Vinayak Agarwal’s homepage

About Me

I am a PhD candidate at MIT MechE and work with Prof. Josh McDermott in MIT’s Laboratory for Computational Audition. My research aims at understanding how physical generative processes assist humans and artificial agents in making rich inferences about the world using sound. More broadly, I am intersted in the physics underlying natural and musical sound prediction and how humans are able to make rich inferences from the sounds they are.

In the summer of 2023, I worked with the audio presence team at Meta Reality Labs Research to help augment spatial audio rendering on smart glasses and develop models of online sound synthesis.

Before this, I graduated from IIT Bombay with a BTech & MTech in Mechanical Engineering with a focus on acoustics and automation. For my masters thesis, I worked with Prof. Sripriya Ramamoorthy on inverse acoustic characterization of periodic reticulated foam. During my undergrad, I worked with Dr. Mitsuko Aramaki and Dr. Richard Kronland-Martinet at Laboratoire of de mecanique et d’acoustique (LMA), CNRS, Marseille, France on the SoniMove project and with Prof. Arne Eigenfeldt at Simon Fraser University on automatic song transcription.

I am also a semi-professional Indian classical musician and Mohan Veena artist.

Here is my CV if you are interested to know more.

Current Research Projects

Sample-efficient learning of object representations from audio

In this research program, we design computational frameworks based on intuitive physics that allow for sample-efficient online learning of object representations through sound. We have found that if we accurately model the physical aspects of the generative process that human listeners might be sensitive to, we are able to learn peceptually-salient material encodings with only a handful of training examples. This aims at computationally explaining the human ability of few shot learning through audio

Synthesis and perception of Rigid-Body Contact sounds (Auditory intuitive physics)

Instantaneous and sustained contact between rigid bodies produce characteristic sounds. Human Listeners often use these sounds to make rich inferences about the world around them. Through this project, we aim to understand how the governing physics of these object interactions lead to the sounds that we hear and how humans solve the inverse problem to infer the physics from these sounds. In particular, we focus on impacts, scrapes, rolls and their combinations.

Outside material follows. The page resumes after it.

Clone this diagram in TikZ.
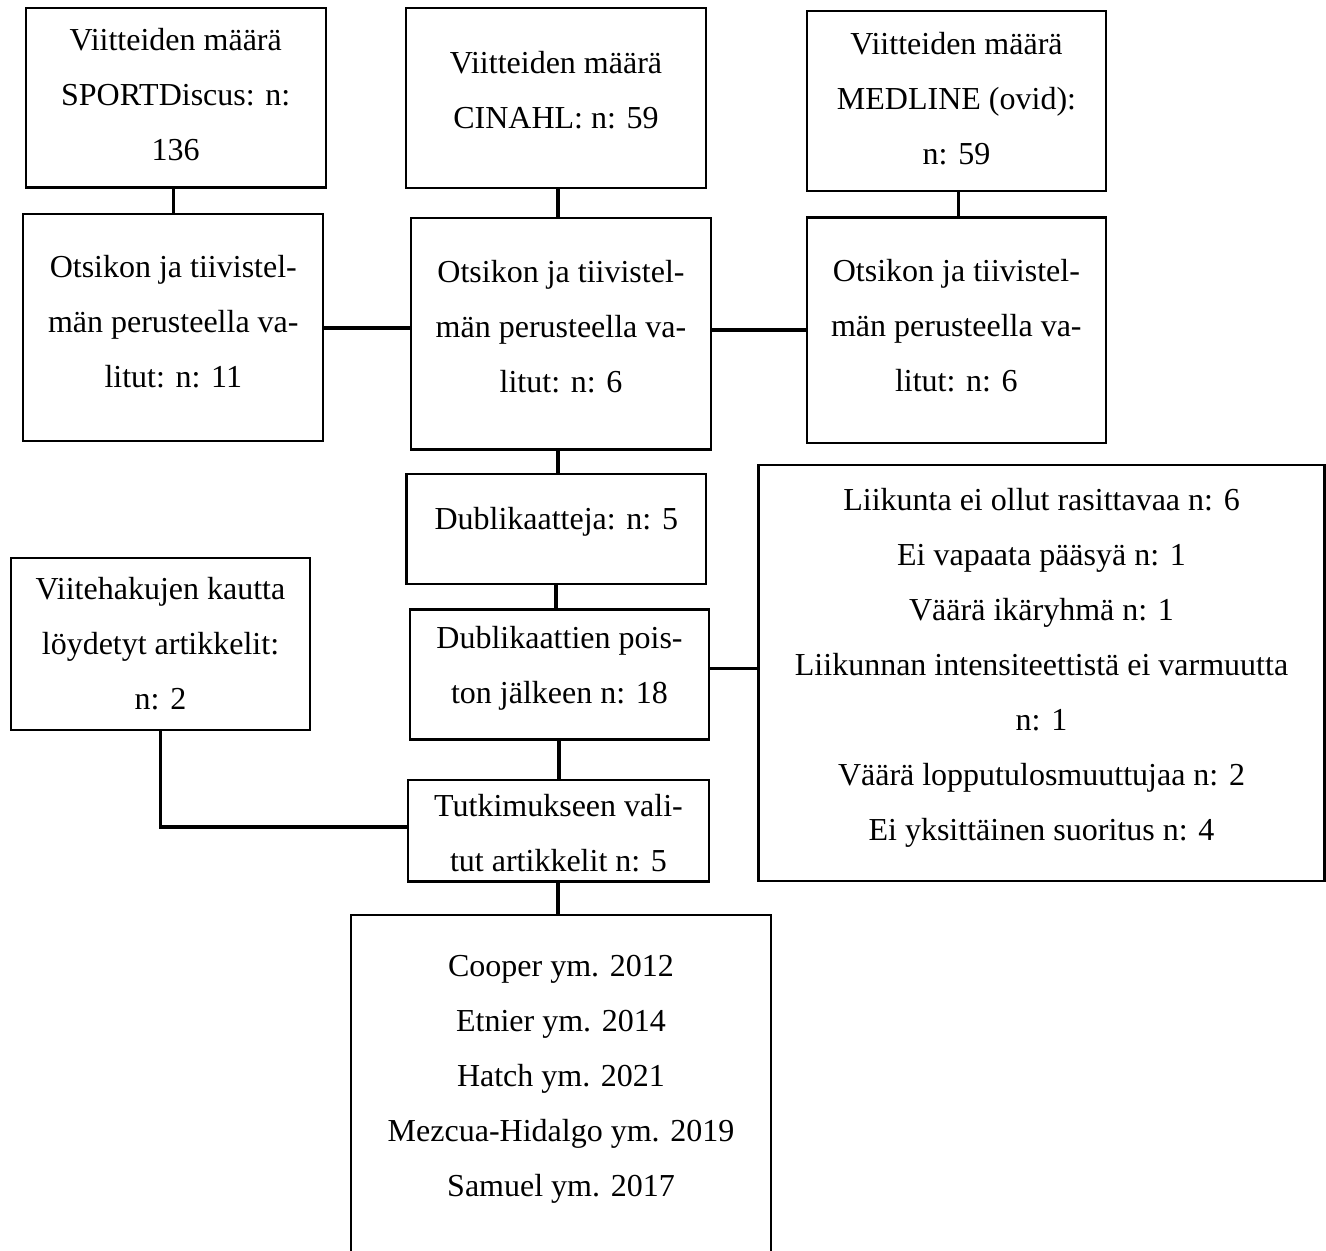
\documentclass[tikz,border=0pt]{standalone}
\usepackage{fontspec}
\setmainfont{Liberation Serif}
\begin{document}
\begin{tikzpicture}[x=0.5pt,y=-0.5pt,
  box/.style={draw=black,line width=1.1pt,rectangle,inner sep=0pt,outer sep=0pt},
  txt/.style={align=center,inner sep=0pt,font=\fontsize{16}{27.5}\selectfont},
  conn/.style={draw=black,line width=1.8pt}]
\useasboundingbox (0,0) rectangle (1326,1250);
% boxes
\node[box,minimum width=300pt*0.5,minimum height=179.5pt*0.5] (A) at (175.7,97.75) {};
\node[box,minimum width=300pt*0.5,minimum height=180pt*0.5] (B) at (556,98) {};
\node[box,minimum width=299.6pt*0.5,minimum height=179.7pt*0.5] (C) at (956.5,100.85) {};
\node[box,minimum width=300pt*0.5,minimum height=227pt*0.5] (D) at (173.3,327.5) {};
\node[box,minimum width=300pt*0.5,minimum height=231.5pt*0.5] (E) at (561,333.75) {};
\node[box,minimum width=299.3pt*0.5,minimum height=225.5pt*0.5] (F) at (956.35,330.25) {};
\node[box,minimum width=299.5pt*0.5,minimum height=110pt*0.5] (G) at (556.25,529) {};
\node[box,minimum width=299pt*0.5,minimum height=130pt*0.5] (H) at (559.5,674.5) {};
\node[box,minimum width=301pt*0.5,minimum height=101.5pt*0.5] (I) at (558.5,830.75) {};
\node[box,minimum width=299pt*0.5,minimum height=172pt*0.5] (J) at (160.5,644) {};
\node[box,minimum width=566pt*0.5,minimum height=416pt*0.5] (K) at (1041.5,673) {};
\node[box,minimum width=420pt*0.5,minimum height=350pt*0.5] (L) at (561,1090) {};
% texts
\node[txt] (tA) at (175.7,95) {Viitteiden määrä\\SPORTDiscus: n:\\136};
\node[txt] (tB) at (556,90) {Viitteiden määrä\\CINAHL: n: 59};
\node[txt] (tC) at (956.5,98.5) {Viitteiden määrä\\MEDLINE (ovid):\\n: 59};
\node[txt] (tD) at (173.3,322) {Otsikon ja tiivistel-\\män perusteella va-\\litut: n: 11};
\node[txt] (tE) at (561,327) {Otsikon ja tiivistel-\\män perusteella va-\\litut: n: 6};
\node[txt] (tF) at (956.35,325.5) {Otsikon ja tiivistel-\\män perusteella va-\\litut: n: 6};
\node[txt] (tG) at (556.25,522) {Dublikaatteja: n: 5};
\node[txt] (tH) at (559.5,668.5) {Dublikaattien pois-\\ton jälkeen n: 18};
\node[txt] (tI) at (558.5,833) {Tutkimukseen vali-\\tut artikkelit n: 5};
\node[txt] (tJ) at (160.5,644) {Viitehakujen kautta\\löydetyt artikkelit:\\n: 2};
\node[txt] (tK) at (1041.5,667.5) {Liikunta ei ollut rasittavaa n: 6\\Ei vapaata pääsyä n: 1\\Väärä ikäryhmä n: 1\\Liikunnan intensiteettistä ei varmuutta\\n: 1\\Väärä lopputulosmuuttujaa n: 2\\Ei yksittäinen suoritus n: 4};
\node[txt] (tL) at (561,1079) {Cooper ym. 2012\\Etnier ym. 2014\\Hatch ym. 2021\\Mezcua-Hidalgo ym. 2019\\Samuel ym. 2017};
% connectors
\coordinate (ad) at (173.3,0);
\draw[conn] (A.south -| ad) -- (D.north -| ad);
\coordinate (be) at (558,0);
\draw[conn] (B.south -| be) -- (E.north -| be);
\coordinate (cf) at (958.3,0);
\draw[conn] (C.south -| cf) -- (F.north -| cf);
\coordinate (de) at (0,328);
\draw[conn] (D.east |- de) -- (E.west |- de);
\coordinate (ef) at (0,330);
\draw[conn] (E.east |- ef) -- (F.west |- ef);
\coordinate (eg) at (558,0);
\draw[conn] (E.south -| eg) -- (G.north -| eg);
\coordinate (gh) at (556,0);
\draw[conn] (G.south -| gh) -- (H.north -| gh);
\coordinate (hi) at (559,0);
\draw[conn] (H.south -| hi) -- (I.north -| hi);
\coordinate (il) at (558,0);
\draw[conn] (I.south -| il) -- (L.north -| il);
\coordinate (hk) at (0,668.5);
\draw[conn] (H.east |- hk) -- (K.west |- hk);
\coordinate (ji) at (0,827);
\draw[conn] (J.south) |- (I.west |- ji);
\end{tikzpicture}
\end{document}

in DAFx 2021, we presented novel state-of-the-art models for perceptually relevant synthesis of scraping and rolling sounds. We added non-linear physical constraints to physics inspired source-filter models to synthesize realistic sounds with perceptually relevant control knobs. We also performed psychophysics experiments to show that these models produced significatly more realistic sounds than the previous models in literature. Another set of experiments show that scraping trajectory information conveyed through the sounds from these models is significantly more similar to the information conveyed by real-world recordings of these sounds.

Currently, we are testing -

  1. how human listeners are able to separate out and use different stages of the physical generative process from the contact sounds they hear. For example, we seek to understand how they solve the ill-posed problem of separating reverb of the environment from the sounds of impact from an object.
  2. whether humans infer physical parameters from sound and use them to make predictions about the future of the auditory scene and the latent physical scene.
  3. if sound-derived physical represntations of objects are shared across types of contact sounds

ThreeDWorld

TDW is a 3D virtual world simulation platform, utilizing state-of-the-art video game engine technology. We are integrating the sound synthesis models we developed for impacts, scrapes and rolls into TDW to transform it into the only virtual world simulation platform to have physics based synthesis of contact sounds.

TDW provides researchers with:

  1. A general, flexible design that does not impose constraints on the types of use-cases it can support, nor force any particular metaphor on the user.
  2. Support for multiple modalities – visual rendering with near-photoreal image quality, coupled with superior audio rendering fidelity.
  3. A comprehensive, highly extensible and thoroughly documented command and control Python API.
  4. Multiple paradigms for object interaction, capable of generating physically-realistic behavior.

Impact sound synthesis has already been released. Stay tuned for future updates with scraping and rolling synthesis.

Cross-modal perception of physics

It is hypothesized that humans use internalized models of physics as bridges to combine information from different sensory modalities. In this research project, we are evaluating how humans-

  1. infer physical parameters of a scene by combining information from audition and vision
  2. combine cues from audition and vision using internalized physics-based world models
  3. rely on cues from different modalities to infer different physical parameters

Perceptual representations of musical instrument timbre

Timbre is usually defined as the character or quality of a musical sound or voice as distinct from its pitch and intensity. Musical instrument timbre poses as an interesting recognition problem in human listeners as there is a possibility of some internalized generative structures like in speech.

Most of the work on musical instrument timbre has either taken a signal feature based approach rooted in psychophysical experiments or a tried to use a source-filter approach that was not able to establish a strong perceptual relevance. We try to look for the possibility of internalized physical generative structures that humans might be using for the generalization of instrument identity across different excitation types, dynamic levels and f0s.